**WORK REQUIRED**
Beginning with the line that contains "Recreate this image", retype the entries below exactly, ending with the line that contains "from matplotlib.patches import Rectangle". Leave out any pictures.

**DATA FOR PROCESSING**
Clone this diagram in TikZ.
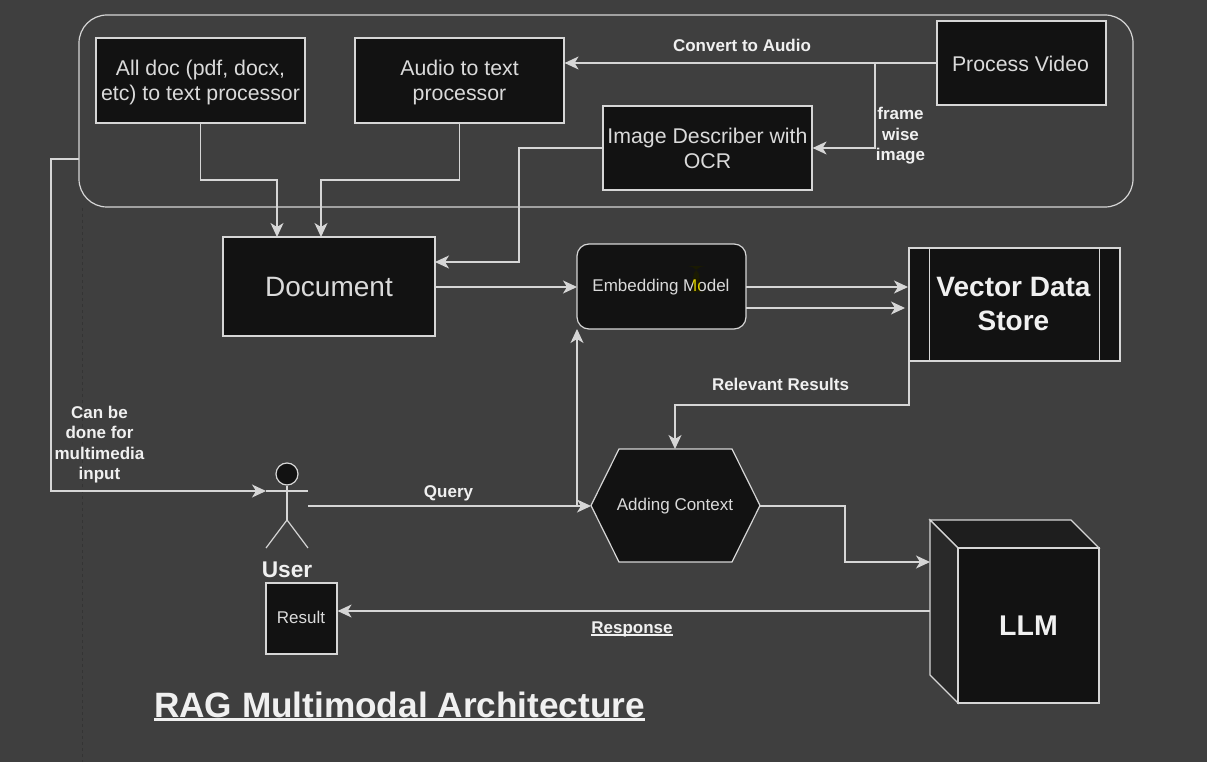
\documentclass[tikz,border=0pt]{standalone}
\usepackage{fontspec}
\setmainfont{Liberation Sans}
\usetikzlibrary{arrows.meta,positioning,calc}
\definecolor{bg}{HTML}{3F3F3F}
\definecolor{boxfill}{HTML}{121212}
\definecolor{ln}{HTML}{D6D6D6}
\definecolor{tx}{HTML}{DADADA}
\definecolor{btx}{HTML}{F0F0F0}
\definecolor{cubetop}{HTML}{1E1E1E}
\definecolor{cubeside}{HTML}{292929}
\definecolor{cursorbar}{HTML}{1A1A02}
\newsavebox{\ulbox}
\newcommand{\myul}[3]{\sbox{\ulbox}{#1}\rlap{\rule[#2]{\wd\ulbox}{#3}}\usebox{\ulbox}}
% text set in a box that is symmetric round its baseline, so #1 moves it inside the node
\newcommand{\boxtxt}[2]{\raisebox{#1}[30pt][30pt]{\begin{tabular}{@{}c@{}}#2\end{tabular}}}
\tikzset{
  box/.style={draw=ln,fill=boxfill,line width=1.2pt,text=tx,align=center,inner sep=0pt,font=\fontsize{21.3}{25}\selectfont},
  smallbox/.style={box,font=\fontsize{17}{20}\selectfont},
  lab/.style={text=btx,align=center,inner sep=0pt,font=\fontsize{17}{20.5}\selectfont\bfseries},
  edge/.style={draw=ln,line width=1.2pt},
  arr/.style={edge,-{Stealth[length=14pt,width=13pt,inset=4pt]}},
}
\begin{document}
\begin{tikzpicture}[x=1pt,y=-1pt]
\fill[bg] (0,0) rectangle (1207,762);
\useasboundingbox (0,0) rectangle (1207,762);
\draw[color=black!18!bg,line width=1pt,dash pattern=on 3pt off 3pt] (82,208) -- (82,762);

% container
\draw[edge,rounded corners=28pt] (79,15) rectangle (1133,207);
\coordinate (contL) at (79,159);

% boxes
\node[box,minimum width=209pt,minimum height=85pt] (alldoc) at (200.5,80.5) {\boxtxt{-7.5pt}{All doc (pdf, docx,\\etc) to text processor}};
\node[box,minimum width=209pt,minimum height=85pt] (audio) at (459.5,80.5) {\boxtxt{-7.5pt}{Audio to text\\processor}};
\node[box,minimum width=169pt,minimum height=84pt] (video) at (1021.5,63) {\boxtxt{-9pt}{\hspace*{-2pt}Process Video}};
\node[box,minimum width=209pt,minimum height=84pt] (image) at (707.5,148) {\boxtxt{-8pt}{Image Describer with\\OCR}};
\node[box,minimum width=212pt,minimum height=99pt,font=\fontsize{28}{34}\selectfont] (doc) at (329,286.5) {\boxtxt{-9pt}{Document}};
\node[smallbox,minimum width=169pt,minimum height=85pt,rounded corners=12pt,
  path picture={\fill[color=cursorbar] ($(path picture bounding box.center)+(31.5,-20.5)$) rectangle ($(path picture bounding box.center)+(38,5.5)$);}] (embed) at (661.5,286.5) {\boxtxt{-5pt}{\hspace*{-1pt}Embedding Model}};
\fill[color=yellow,blend mode=multiply] (693,278) rectangle (699.5,292);
% vector store
\node[box,minimum width=211pt,minimum height=113pt,font=\fontsize{28}{34}\selectfont\bfseries,text=btx] (vector) at (1014.5,304.5) {\boxtxt{-8.5pt}{\hspace*{-2pt}Vector Data\\\hspace*{-2pt}Store}};
\draw[edge] ($(vector.north west)+(21,0)$) -- ($(vector.south west)+(21,0)$);
\draw[edge] ($(vector.north east)+(-21,0)$) -- ($(vector.south east)+(-21,0)$);
% hexagon
\path[draw=ln,fill=boxfill,line width=1.2pt] (591,505.5) -- (619,449) -- (732,449) -- (760,505.5) -- (732,562) -- (619,562) -- cycle;
\node[text=tx,inner sep=0pt,font=\fontsize{17}{20}\selectfont] (hex) at (675,506) {Adding Context};
\coordinate (hexL) at (591,506);
\coordinate (hexR) at (760,506);
\coordinate (hexT) at (675,449);
% cube
\path[draw=ln,fill=cubetop,line width=1.2pt] (930,520) -- (1071,520) -- (1099,548) -- (958,548) -- cycle;
\path[draw=ln,fill=cubeside,line width=1.2pt] (930,520) -- (958,548) -- (958,703) -- (930,675) -- cycle;
\node[box,minimum width=141pt,minimum height=155pt,font=\fontsize{28.5}{34}\selectfont\bfseries,text=btx] (llm) at (1028.5,625.5) {LLM};
\coordinate (llmA) at (930,562);
\coordinate (llmB) at (930,611);
% result
\node[smallbox,minimum width=71pt,minimum height=71pt] (result) at (301.5,618.5) {\boxtxt{-5.5pt}{\hspace*{-1pt}Result}};
% actor
\node[circle,draw=ln,fill=boxfill,line width=1.2pt,minimum size=22pt,inner sep=0pt] (head) at (287,474) {};
\coordinate (hip) at (287,520);
\coordinate (handL) at (266,491);
\coordinate (handR) at (308,491);
\coordinate (queryS) at (308,506);
\draw[edge] (head.south) -- (hip);
\draw[edge] (handL) -- (handR);
\coordinate (footL) at (266,548);
\coordinate (footR) at (308,548);
\draw[edge] (footL) -- (hip) -- (footR);
\node[lab,font=\fontsize{22.7}{25}\selectfont\bfseries] (user) at (287,570) {User};

% connectors
\coordinate (v1) at (875,63);
\draw[arr] (video.west) -- (audio.east |- video.west);
\draw[arr] (v1) -- (875,148) -- (image.east);
\coordinate (d1) at (277,237);
\coordinate (d2) at (321,237);
\draw[arr] (alldoc.south) -- (200.5,180) -| (d1);
\draw[arr] (audio.south) -- (459.5,180) -| (d2);
\coordinate (d3) at (435,262);
\draw[arr] (image.west) -| (519,262) -- (d3);
\coordinate (e1) at (577,287);
\draw[arr] (doc.east |- e1) -- (e1);
\coordinate (e2) at (746,287);
\coordinate (e3) at (746,308);
\draw[arr] (e2) -- (908,287);
\draw[arr] (e3) -- (905,308);
\coordinate (embB) at (577,329);
\draw[arr] (909,361) -- (909,405) -| (hexT);
\draw[arr] (queryS) -- (hexL);
\coordinate (qb) at (577,506);
\draw[arr] (qb) -- (embB);
\draw[arr] (hexR) -- (845,506) |- (llmA);
\draw[arr] (llmB) -- (result.east |- llmB);
\draw[arr] (contL) -- (51,159) |- (handL);

% labels
\node[lab] (l1) at (742,45.5) {Convert to Audio};
\node[lab] (l2) at (900.5,136) {frame\\wise\\image};
\node[lab] (l3) at (780.5,384.5) {Relevant Results};
\node[lab] (l4) at (448.5,493) {Query};
\node[lab] (l5) at (99.5,444.5) {Can be\\done for\\multimedia\\input};
\node[lab,anchor=base] (l6) at (632,633) {\myul{Response}{-2.5pt}{1.4pt}};
\node[lab,anchor=base,font=\fontsize{35.2}{40}\selectfont\bfseries] (title) at (399.5,717) {\myul{RAG Multimodal Architecture}{-4pt}{2.6pt}};
\end{tikzpicture}
\end{document}
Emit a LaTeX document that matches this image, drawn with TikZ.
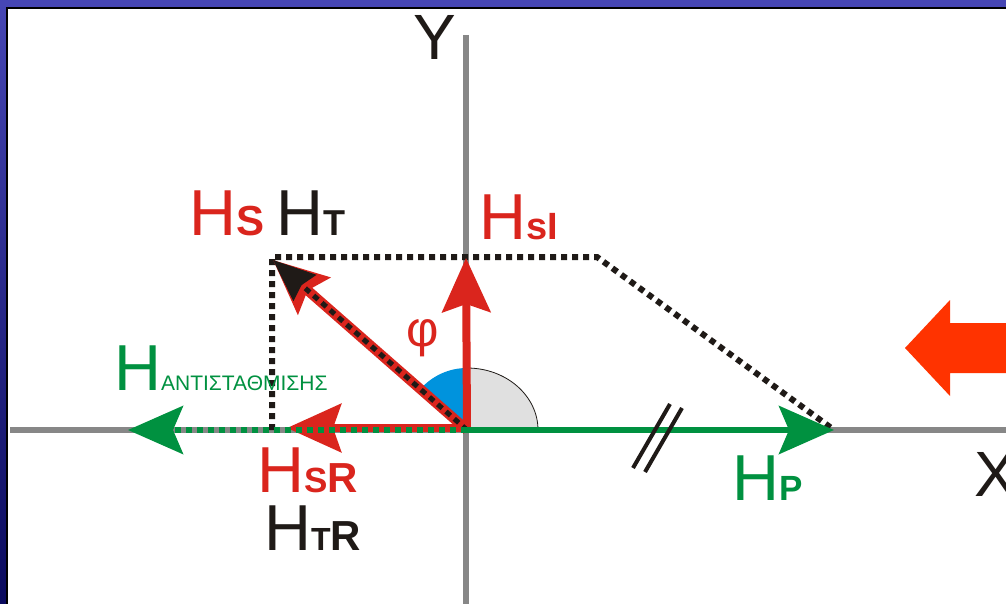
\documentclass[tikz,border=0pt]{standalone}
\usepackage{fontspec}
\setmainfont{Liberation Sans}
\usepackage{xcolor}
\usetikzlibrary{arrows.meta,positioning,calc}
\definecolor{hred}{HTML}{DA251D}
\definecolor{hgreen}{HTML}{009140}
\definecolor{hblack}{HTML}{1F1A17}
\definecolor{axisgray}{HTML}{878787}
\definecolor{phiblue}{HTML}{0093DD}
\definecolor{arcgray}{HTML}{E0E0E0}
\definecolor{pushred}{HTML}{FF3300}
\definecolor{frametop}{HTML}{4646B4}
\definecolor{framebot}{HTML}{0A0A5E}
\newcommand{\hsub}[2]{{\fontsize{#1}{#1}\selectfont\bfseries #2}}

\begin{document}
\begin{tikzpicture}[x=1pt, y=-1pt,
    axis/.style={draw=axisgray, line width=6pt},
    redvec/.style={draw=hred, line width=8pt, -{Stealth[length=54pt, width=48pt, inset=8pt]}},
    greenvec/.style={draw=hgreen, line width=6pt, -{Stealth[length=55pt, width=48pt, inset=10pt]}},
    dots/.style={draw=hblack, line width=6pt, dash pattern=on 6pt off 5pt},
    big/.style={font=\fontsize{65}{70}\selectfont},
    every node/.style={inner sep=0pt}]
  \useasboundingbox (0,0) rectangle (1006,604);
  % frame
  \fill[white] (0,0) rectangle (1006,604);
  \shade[top color=frametop, bottom color=framebot] (0,0) rectangle (6,604);
  \fill[frametop] (0,0) rectangle (1006,7);
  \fill[black] (6,7) rectangle (1006,9);
  \fill[black] (6,7) rectangle (8,604);
  % points
  \coordinate (O)  at (467,430);
  \coordinate (Or) at (467,428);
  \coordinate (S)  at (273,260);
  \coordinate (I)  at (466,258);
  \coordinate (R)  at (287,428);
  \coordinate (A)  at (128,430);
  \coordinate (P)  at (834,430);
  \coordinate (K)  at (272,257);
  \coordinate (C)  at (597,257);
  \coordinate (T)  at (272,430);
  % axes
  \draw[axis] (466,35) -- (466,604);
  \draw[axis] (10,430) -- (1006,430);
  \node[font=\fontsize{64}{64}\selectfont, text=hblack] (ylab) at (435,37) {Y};
  \node[font=\fontsize{64}{64}\selectfont, text=hblack, anchor=base west] (xlab) at (974,496) {X};
  % angle
  \fill[arcgray] (O) -- ++(71,0) arc[start angle=0, end angle=-90, x radius=71, y radius=62] -- cycle;
  \draw[hblack, line width=0.8pt] ($(O)+(71,0)$) arc[start angle=0, end angle=-90, x radius=71, y radius=62];
  \fill[phiblue] (O) -- ++(0,-62) arc[start angle=-90, end angle=-139, radius=62] -- cycle;
  % dotted parallelogram
  \draw[dots] (T) -- (K) -- (C) -- (P);
  % red vectors
  \draw[redvec] (Or) -- (I);
  \draw[redvec] (Or) -- (R);
  \draw[redvec, line width=10pt] (O) -- (S);
  \draw[dots, line width=5pt, -{Stealth[length=42pt, width=34pt, inset=4pt]}] (O) -- (S);
  % green vectors
  \draw[greenvec] (O) -- (P);
  \draw[greenvec, dash pattern=on 6pt off 5pt] (O) -- (A);
  % parallel marks
  \draw[hblack, line width=4pt] (633,468) -- (670,404) (645,472) -- (682,408);
  % push arrow
  \fill[pushred] (905,348) -- (950,300) -- (950,323) -- (1006,323) -- (1006,373)
    -- (950,373) -- (950,396) -- cycle;
  % labels
  \node[big, text=hred, anchor=base west] (hs) at (189,235) {H\hsub{42}{S}};
  \node[big, text=hblack, anchor=base west] (ht) at (276,235) {H\hsub{36}{T}};
  \node[big, text=hred, anchor=base west] (hsi) at (479,239) {H\hsub{38}{sI}};
  \node[font=\fontsize{50}{50}\selectfont, text=hred] (phi) at (423,338) {φ};
  \node[big, text=hgreen, anchor=base west] (hanti) at (114,390)
    {H{\fontsize{21}{21}\selectfont ΑΝΤΙΣΤΑΘΜΙΣΗΣ}};
  \node[big, text=hred, anchor=base west] (hsr) at (257,492) {H\hsub{35}{S}\hsub{42}{R}};
  \node[big, text=hblack, anchor=base west] (htr) at (264,550) {H\hsub{32}{T}\hsub{42}{R}};
  \node[big, text=hgreen, anchor=base west] (hp) at (732,500) {H\hsub{35}{P}};
\end{tikzpicture}
\end{document}
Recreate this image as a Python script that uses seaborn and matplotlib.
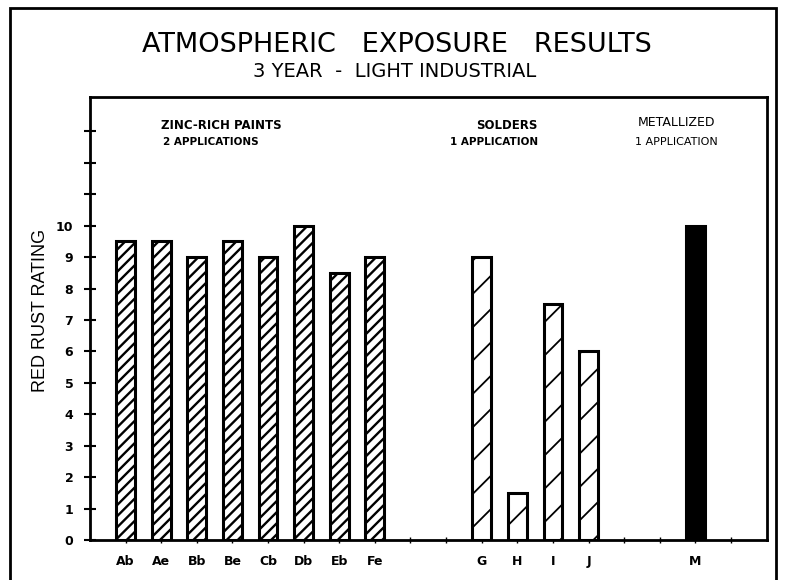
import matplotlib
matplotlib.use("Agg")
import matplotlib.pyplot as plt
import seaborn as sns
import pandas as pd
from matplotlib.patches import Rectangle

# Data
coatings = ["Ab", "Ae", "Bb", "Be", "Cb", "Db", "Eb", "Fe", "G", "H", "I", "J", "M"]
slots = [0, 1, 2, 3, 4, 5, 6, 7, 10, 11, 12, 13, 16]
rating = [9.5, 9.5, 9, 9.5, 9, 10, 8.5, 9, 9, 1.5, 7.5, 6, 10]
group = ["zinc"] * 8 + ["solder"] * 4 + ["metal"]

sns.set_style("ticks")
plt.rcParams["font.family"] = ["DejaVu Sans"]
plt.rcParams["hatch.linewidth"] = 1.7
for k in ["text.color", "axes.labelcolor", "xtick.color", "ytick.color", "axes.edgecolor"]:
    plt.rcParams[k] = "black"

df = pd.DataFrame({"slot": slots, "rating": rating, "coating": coatings, "group": group})

fig = plt.figure(figsize=(7.85, 5.8), dpi=100)
ax = fig.add_axes([0.1146, 0.069, 0.862, 0.764])
sns.barplot(data=df, x="slot", y="rating", native_scale=True, width=0.53,
            color="white", edgecolor="black", linewidth=2.2, errorbar=None, ax=ax)

# hatching per group
for bar, g in zip(ax.patches, group):
    bar.set_facecolor("white")
    if g == "zinc":
        bar.set_hatch("///")
    elif g == "solder":
        bar.set_hatch("/")
        if hasattr(bar, "set_hatch_linewidth"):
            bar.set_hatch_linewidth(1.3)
    else:
        bar.set_facecolor("black")

ax.set_xlim(-1, 18)
ax.set_ylim(0, 14.1)
ax.set_yticks(range(14))
ax.set_yticklabels([str(i) if i <= 10 else "" for i in range(14)],
                   fontweight="bold", fontsize=9)
ax.set_xticks(range(18))
names = dict(zip(slots, coatings))
ax.set_xticklabels([names.get(i, "") for i in range(18)], fontweight="bold", fontsize=9)
ax.tick_params(direction="inout", length=8, width=1.5, pad=8)
ax.tick_params(axis="x", length=5, width=1)
for s in ax.spines.values():
    s.set_linewidth(2)
ax.set_xlabel("")
ax.set_ylabel("")

# group labels
ax.text(2.7, 13.2, "ZINC-RICH PAINTS", ha="center", va="center", fontsize=8.5, fontweight="bold")
ax.text(2.4, 12.66, "2 APPLICATIONS", ha="center", va="center", fontsize=7.5, fontweight="bold")
ax.text(10.7, 13.2, "SOLDERS", ha="center", va="center", fontsize=8.5, fontweight="bold")
ax.text(10.36, 12.66, "1 APPLICATION", ha="center", va="center", fontsize=7.5, fontweight="bold")
ax.text(15.46, 13.27, "METALLIZED", ha="center", va="center", fontsize=9)
ax.text(15.46, 12.66, "1 APPLICATION", ha="center", va="center", fontsize=8)

# titles and y label
fig.text(0.505, 0.922, "ATMOSPHERIC   EXPOSURE   RESULTS", ha="center", va="center",
         fontsize=19.5)
fig.text(0.503, 0.877, "3 YEAR  -  LIGHT INDUSTRIAL", ha="center", va="center",
         fontsize=14)
fig.text(0.052, 0.465, "RED RUST RATING", rotation=90, ha="center", va="center",
         fontsize=13, family="Liberation Sans")

# outer frame
fig.patches.append(Rectangle((0.013, -0.01), 0.976, 0.996, transform=fig.transFigure,
                             fill=False, edgecolor="black", linewidth=2))

fig.savefig("out.png", dpi=100)
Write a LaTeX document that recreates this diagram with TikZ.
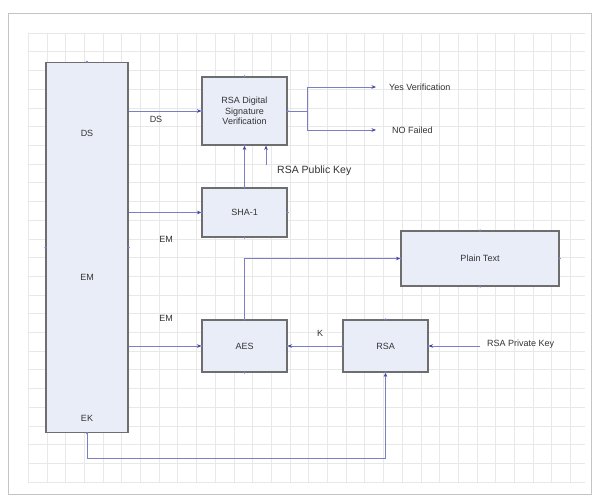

**SOLVED PROBLEM**
Recreate this image as a Python script that uses seaborn and matplotlib.
import matplotlib
matplotlib.use("Agg")
import matplotlib.pyplot as plt
import seaborn as sns
import pandas as pd
from matplotlib.patches import Rectangle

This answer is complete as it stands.